- [WHAT TO PRODUCE] Read the records below and copy each line that contains "this".

- [RAW RECORDS]

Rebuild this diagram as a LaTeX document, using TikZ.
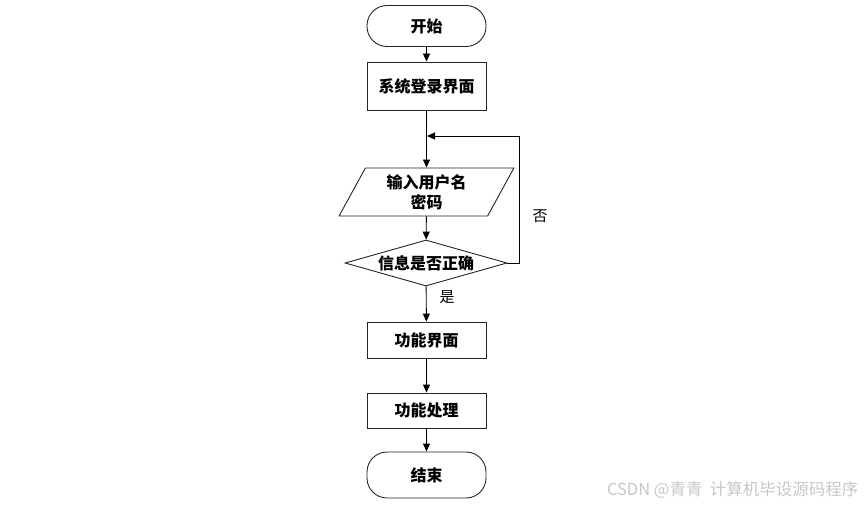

--

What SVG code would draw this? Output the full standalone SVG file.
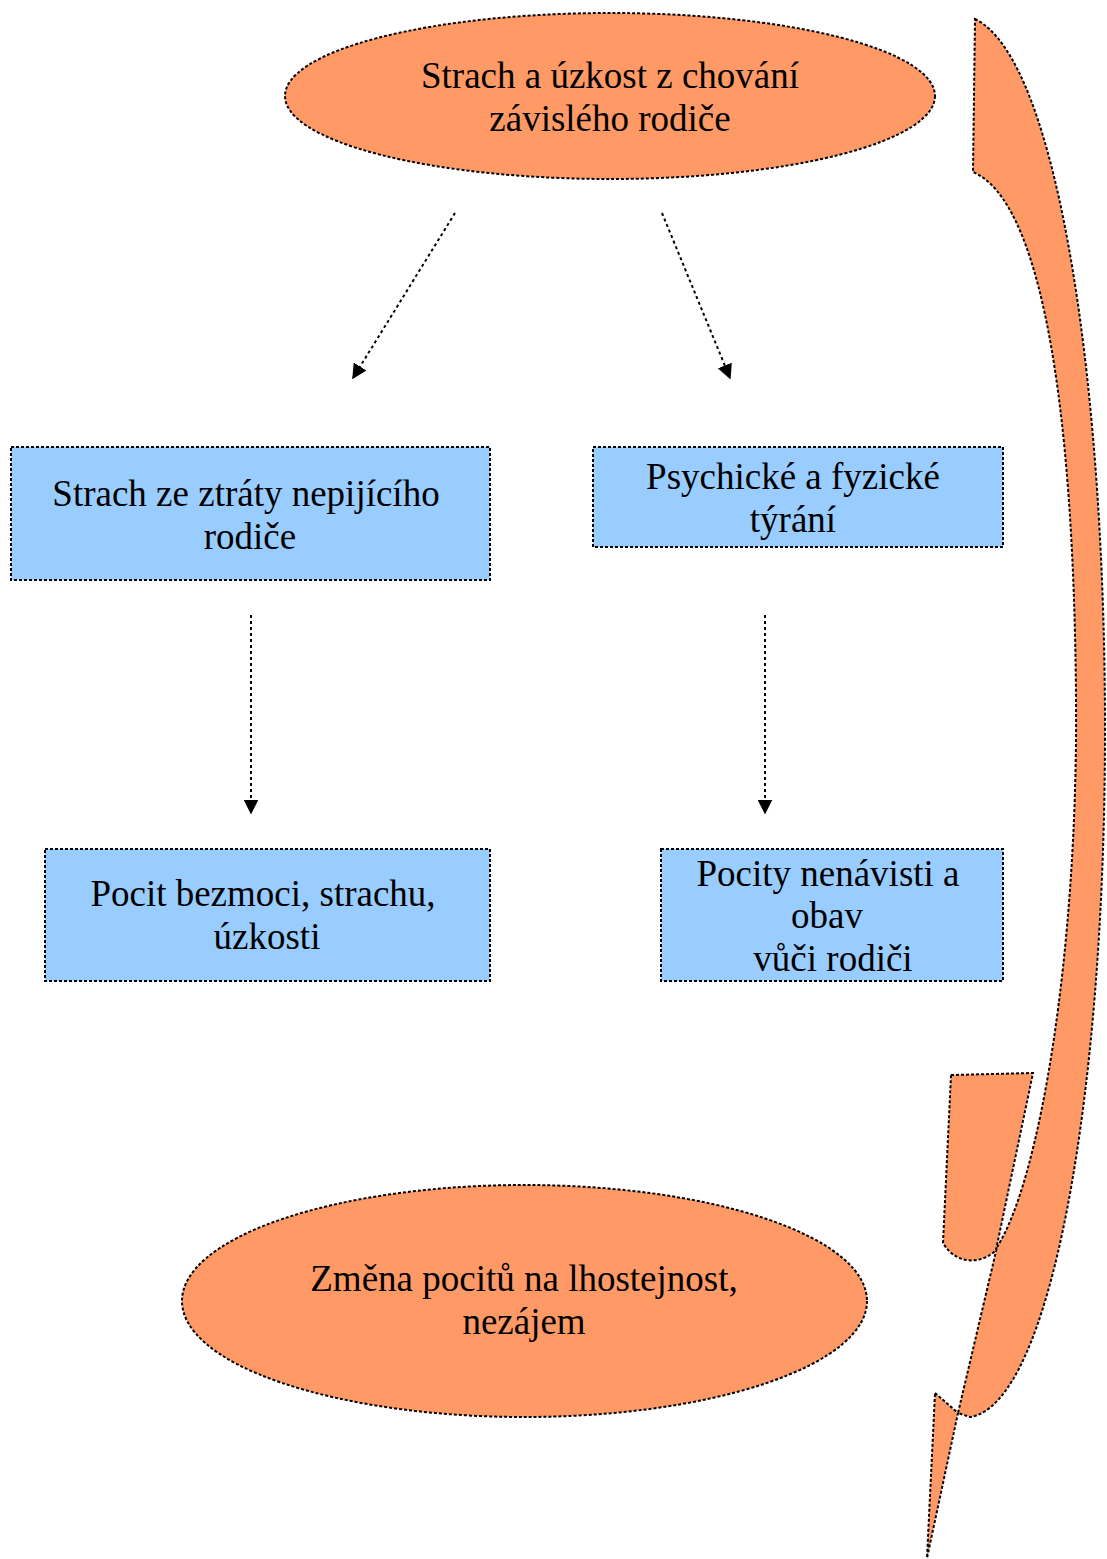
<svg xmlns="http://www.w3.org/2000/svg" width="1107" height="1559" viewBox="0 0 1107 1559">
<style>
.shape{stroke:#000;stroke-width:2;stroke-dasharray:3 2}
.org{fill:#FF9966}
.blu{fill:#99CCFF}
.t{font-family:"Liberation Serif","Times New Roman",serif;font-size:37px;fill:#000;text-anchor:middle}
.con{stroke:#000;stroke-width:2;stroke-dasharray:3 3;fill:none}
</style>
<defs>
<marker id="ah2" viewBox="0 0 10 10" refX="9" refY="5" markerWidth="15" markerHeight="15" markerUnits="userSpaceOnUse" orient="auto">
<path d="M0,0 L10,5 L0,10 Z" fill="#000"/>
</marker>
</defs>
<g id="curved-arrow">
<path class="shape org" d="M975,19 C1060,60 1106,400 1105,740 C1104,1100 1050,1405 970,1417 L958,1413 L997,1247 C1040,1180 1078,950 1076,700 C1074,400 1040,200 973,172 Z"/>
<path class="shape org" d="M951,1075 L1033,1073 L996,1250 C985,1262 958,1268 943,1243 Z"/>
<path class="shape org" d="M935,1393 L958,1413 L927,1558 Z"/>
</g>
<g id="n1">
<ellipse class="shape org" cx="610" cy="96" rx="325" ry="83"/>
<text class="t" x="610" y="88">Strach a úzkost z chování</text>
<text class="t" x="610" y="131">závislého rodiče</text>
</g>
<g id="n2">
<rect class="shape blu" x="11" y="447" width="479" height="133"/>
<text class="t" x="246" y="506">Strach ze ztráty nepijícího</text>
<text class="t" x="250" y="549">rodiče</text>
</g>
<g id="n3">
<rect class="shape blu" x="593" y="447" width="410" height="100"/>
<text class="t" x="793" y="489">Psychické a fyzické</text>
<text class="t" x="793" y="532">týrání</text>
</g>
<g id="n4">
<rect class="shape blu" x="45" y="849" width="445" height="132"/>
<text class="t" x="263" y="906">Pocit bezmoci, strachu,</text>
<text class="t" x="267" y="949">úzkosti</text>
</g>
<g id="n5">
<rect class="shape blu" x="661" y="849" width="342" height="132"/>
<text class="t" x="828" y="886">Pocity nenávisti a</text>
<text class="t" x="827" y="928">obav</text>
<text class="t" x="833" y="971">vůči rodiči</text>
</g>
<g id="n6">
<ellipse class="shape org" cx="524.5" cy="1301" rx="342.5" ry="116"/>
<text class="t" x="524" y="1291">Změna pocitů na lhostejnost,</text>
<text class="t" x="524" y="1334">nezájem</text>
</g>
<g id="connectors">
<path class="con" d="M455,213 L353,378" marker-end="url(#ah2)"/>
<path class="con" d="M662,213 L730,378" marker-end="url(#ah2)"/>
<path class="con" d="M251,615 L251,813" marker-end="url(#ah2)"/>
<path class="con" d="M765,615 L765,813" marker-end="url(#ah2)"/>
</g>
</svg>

- [REPLY TO THE EXERCISE]
Rebuild this diagram as a LaTeX document, using TikZ.
What SVG code would draw this? Output the full standalone SVG file.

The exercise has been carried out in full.